Message edited by author 2015-12-03 15:22:48.
12/03/2015 06:54:34 AM · #24
.

Message edited by author 2015-12-03 06:55:20.
12/03/2015 11:02:34 AM · #25
I hate being tasked with shooting wedding photos. I've done four weddings, all of which in my mind, were complete disasters. Fortunately, none of the parties were particularly discerning and weren't expecting top-caliber shots, so I scraped by with their being satisfied.......which I suppose, is the intent.

Originally posted by Mike:

A good wedding photographer is one thing i bet a lot of people regret undervaluing.


*NOBODY* other than those of us who have attempted, and/or been forced into shooting weddings, has *ANY* clue how much a truly good wedding photographer is worth! LOL!!!

I feel so bad for people who do not know this and have their special day slip by without being properly captured for posterity.

A good wedding photographer is a very special person. I have nothing but the utmost respect and admiration for them.

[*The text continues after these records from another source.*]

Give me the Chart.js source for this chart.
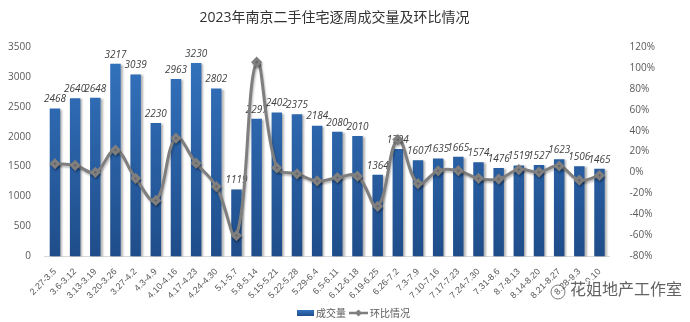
<!DOCTYPE html>
<html>
<head>
<meta charset="utf-8">
<script src="https://cdn.jsdelivr.net/npm/chart.js@4.4.1/dist/chart.umd.min.js"></script>
<style>
  html, body { margin: 0; padding: 0; background: #fff; }
  #wrap { width: 690px; height: 322px; }
</style>
</head>
<body>
<div id="wrap"><canvas id="weeklyChart" width="690" height="322"></canvas></div>
<script>
// weekly periods
const weeks = [
  "2.27-3.5", "3.6-3.12", "3.13-3.19", "3.20-3.26", "3.27-4.2", "4.3-4.9",
  "4.10-4.16", "4.17-4.23", "4.24-4.30", "5.1-5.7", "5.8-5.14", "5.15-5.21",
  "5.22-5.28", "5.29-6.4", "6.5-6.11", "6.12-6.18", "6.19-6.25", "6.26-7.2",
  "7.3-7.9", "7.10-7.16", "7.17-7.23", "7.24-7.30", "7.31-8.6", "8.7-8.13",
  "8.14-8.20", "8.21-8.27", "8.28-9.3", "9.4-9.10"
];

// 成交量 (套)
const volumes = [
  2468, 2640, 2648, 3217, 3039, 2230, 2963, 3230, 2802, 1119,
  2297, 2402, 2375, 2184, 2080, 2010, 1364, 1794, 1607, 1635,
  1665, 1574, 1476, 1519, 1527, 1623, 1506, 1465
];

// 环比 (%)
const changes = [
  8.5, 7.0, 0.3, 21.5, -5.5, -26.6, 32.9, 9.0, -13.3, -60.1,
  105.3, 4.6, -1.1, -8.0, -4.8, -3.4, -32.1, 31.5, -10.4, 1.7,
  1.8, -5.5, -6.2, 2.9, 0.5, 6.3, -7.2, -2.7
];

const leftTicks = [0, 500, 1000, 1500, 2000, 2500, 3000, 3500];
const rightTicks = [-80, -60, -40, -20, 0, 20, 40, 60, 80, 100, 120];
const seriesNames = ["成交量", "环比情况"];

const BAR_TOP = "#3474c0";
const BAR_BOTTOM = "#1f4d8a";
const LINE_GRAY = "#7f7f7f";
const TEXT_GRAY = "#595959";
const FONT = "'Open Sans', 'Noto Sans CJK SC', sans-serif";
const NARROW = "'Liberation Sans', 'Noto Sans CJK SC', sans-serif";

// value labels on the bars, drop shadows, legend row and footer mark
const barExtras = {
  id: "barExtras",
  beforeDatasetDraw(chart, args) {
    const ctx = chart.ctx;
    ctx.save();
    if (args.index === 0) {
      ctx.shadowColor = "rgba(0,0,0,0.30)";
      ctx.shadowOffsetX = 2;
      ctx.shadowOffsetY = 1;
      ctx.shadowBlur = 2;
    } else {
      ctx.shadowColor = "rgba(0,0,0,0.25)";
      ctx.shadowOffsetX = 1;
      ctx.shadowOffsetY = 2;
      ctx.shadowBlur = 2;
    }
  },
  afterDatasetDraw(chart, args) {
    const ctx = chart.ctx;
    ctx.restore();
    if (args.index !== 0) return;
    ctx.save();
    ctx.font = "italic 10px " + FONT;
    ctx.fillStyle = "#404040";
    ctx.textAlign = "center";
    ctx.textBaseline = "bottom";
    args.meta.data.forEach((bar, i) => {
      ctx.fillText(String(volumes[i]), bar.x, bar.y - 4);
    });
    ctx.restore();
  },
  afterDraw(chart) {
    const ctx = chart.ctx;
    ctx.save();

    // legend
    const ly = 313;
    ctx.font = "10px 'Noto Sans CJK SC', sans-serif";
    ctx.textBaseline = "middle";
    ctx.textAlign = "left";
    let x = 297;
    const g = ctx.createLinearGradient(0, ly - 3, 0, ly + 3);
    g.addColorStop(0, BAR_TOP);
    g.addColorStop(1, BAR_BOTTOM);
    ctx.fillStyle = g;
    ctx.fillRect(x, ly - 3, 17, 6);
    x += 19;
    ctx.fillStyle = TEXT_GRAY;
    ctx.fillText(seriesNames[0], x, ly);
    x += ctx.measureText(seriesNames[0]).width + 3;
    ctx.strokeStyle = LINE_GRAY;
    ctx.lineWidth = 2.5;
    ctx.beginPath(); ctx.moveTo(x, ly); ctx.lineTo(x + 19, ly); ctx.stroke();
    ctx.fillStyle = LINE_GRAY;
    ctx.beginPath();
    ctx.moveTo(x + 9.5, ly - 3.5); ctx.lineTo(x + 13, ly); ctx.lineTo(x + 9.5, ly + 3.5); ctx.lineTo(x + 6, ly);
    ctx.closePath(); ctx.fill();
    x += 21;
    ctx.fillStyle = TEXT_GRAY;
    ctx.fillText(seriesNames[1], x, ly);

    // footer mark in the lower right corner
    ctx.font = "16px 'Noto Sans CJK SC', sans-serif";
    ctx.lineWidth = 3;
    ctx.strokeStyle = "rgba(255,255,255,0.9)";
    ctx.strokeText("花姐地产工作室", 570, 289);
    ctx.fillStyle = "rgba(70,70,70,0.85)";
    ctx.fillText("花姐地产工作室", 570, 289);
    ctx.strokeStyle = "rgba(90,90,90,0.8)";
    ctx.lineWidth = 1;
    ctx.beginPath(); ctx.arc(558, 292, 7, 0, Math.PI * 2); ctx.stroke();
    ctx.restore();
  }
};

const ctx = document.getElementById("weeklyChart").getContext("2d");

new Chart(ctx, {
  type: "bar",
  data: {
    labels: weeks,
    datasets: [
      {
        type: "bar",
        label: seriesNames[0],
        data: volumes,
        yAxisID: "y",
        order: 1,
        backgroundColor: (c) => {
          const area = c.chart.chartArea;
          if (!area) return BAR_TOP;
          const g = c.chart.ctx.createLinearGradient(0, area.top, 0, area.bottom);
          g.addColorStop(0, BAR_TOP);
          g.addColorStop(1, BAR_BOTTOM);
          return g;
        },
        barPercentage: 0.52,
        categoryPercentage: 1.0
      },
      {
        type: "line",
        label: seriesNames[1],
        data: changes,
        yAxisID: "y1",
        order: 0,
        borderColor: LINE_GRAY,
        backgroundColor: LINE_GRAY,
        borderWidth: 3,
        tension: 0.4,
        pointStyle: "rectRot",
        pointRadius: 3.5,
        pointBackgroundColor: LINE_GRAY,
        pointBorderColor: LINE_GRAY,
        fill: false
      }
    ]
  },
  options: {
    responsive: false,
    animation: false,
    layout: { padding: { left: 2, right: 23, top: 0, bottom: 11 } },
    plugins: {
      title: {
        display: true,
        text: "2023年南京二手住宅逐周成交量及环比情况",
        color: "#333",
        font: { family: FONT, size: 14, weight: "normal" },
        padding: { top: 10, bottom: 20 }
      },
      legend: { display: false },
      tooltip: { enabled: false }
    },
    scales: {
      x: {
        grid: { display: false, drawTicks: false },
        border: { color: "#d9d9d9", width: 1 },
        ticks: {
          color: TEXT_GRAY,
          font: { family: NARROW, size: 9 },
          maxRotation: 45,
          minRotation: 45,
          autoSkip: false,
          padding: 10
        }
      },
      y: {
        position: "left",
        min: 0,
        max: 3500,
        afterBuildTicks: (axis) => { axis.ticks = leftTicks.map(v => ({ value: v })); },
        grid: { display: false },
        border: { display: false },
        ticks: {
          color: TEXT_GRAY,
          font: { family: FONT, size: 10 },
          padding: 6,
          callback: (v) => String(v)
        }
      },
      y1: {
        position: "right",
        min: -80,
        max: 120,
        afterBuildTicks: (axis) => { axis.ticks = rightTicks.map(v => ({ value: v })); },
        grid: { display: false },
        border: { display: false },
        ticks: {
          color: TEXT_GRAY,
          font: { family: FONT, size: 10 },
          padding: 12,
          callback: (v) => v + "%"
        }
      }
    }
  },
  plugins: [barExtras]
});
</script>
</body>
</html>
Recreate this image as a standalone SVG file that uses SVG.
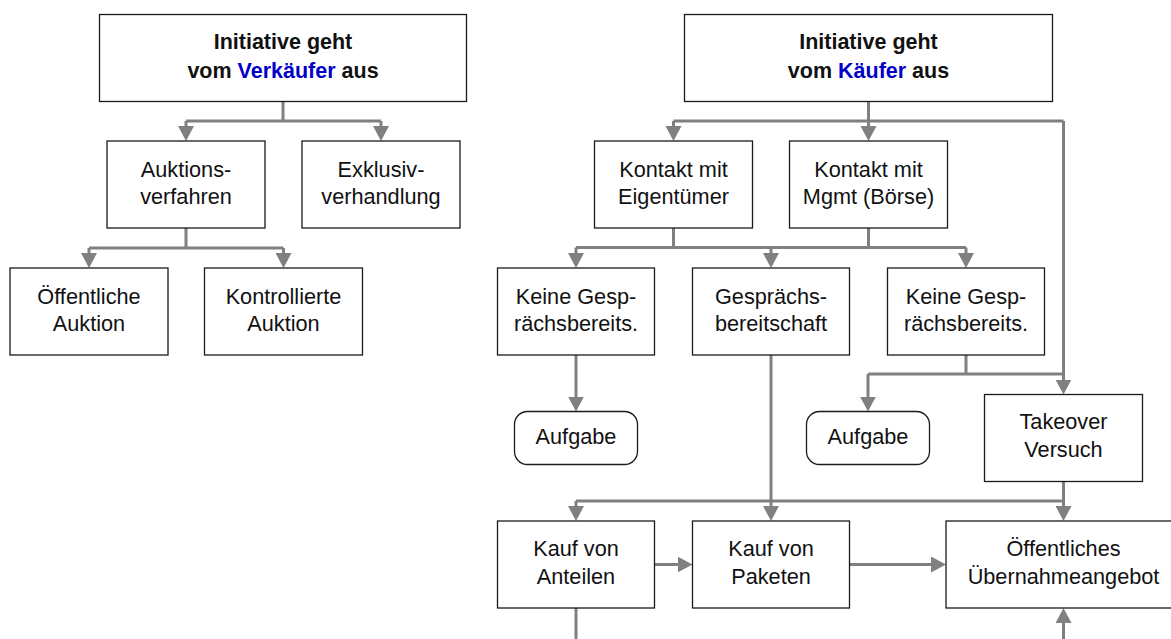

On a side note......I "worked" two weddings for friends who asked me to be there for "Random Candids" outside of what the wedding photog may get. The first thing I did upon arriving and finding out who was the photog was to introduce myself, explain my situation, and asked them to PLEASE know that I wanted them to take no shortcuts in letting me know if they wanted me to do, or NOT do, anything in particular. Both photogs were incredibly gracious about the situation, and the one even asked me to help with some post-vows portraits. (Can you say LIVE light-stand! LOL!!!) Both wedding albums came out beautifully and both photogs used some of my candids.

I don't know what it is, but what I do like about weddings is that I somehow always manage to get a random candid or two that is a genuine "Oh Wow!" shot. I never know what it's going to be, but I love that it happens.

                


Yah, the wedding shots were definitely good for the gig, but they were dumb luck.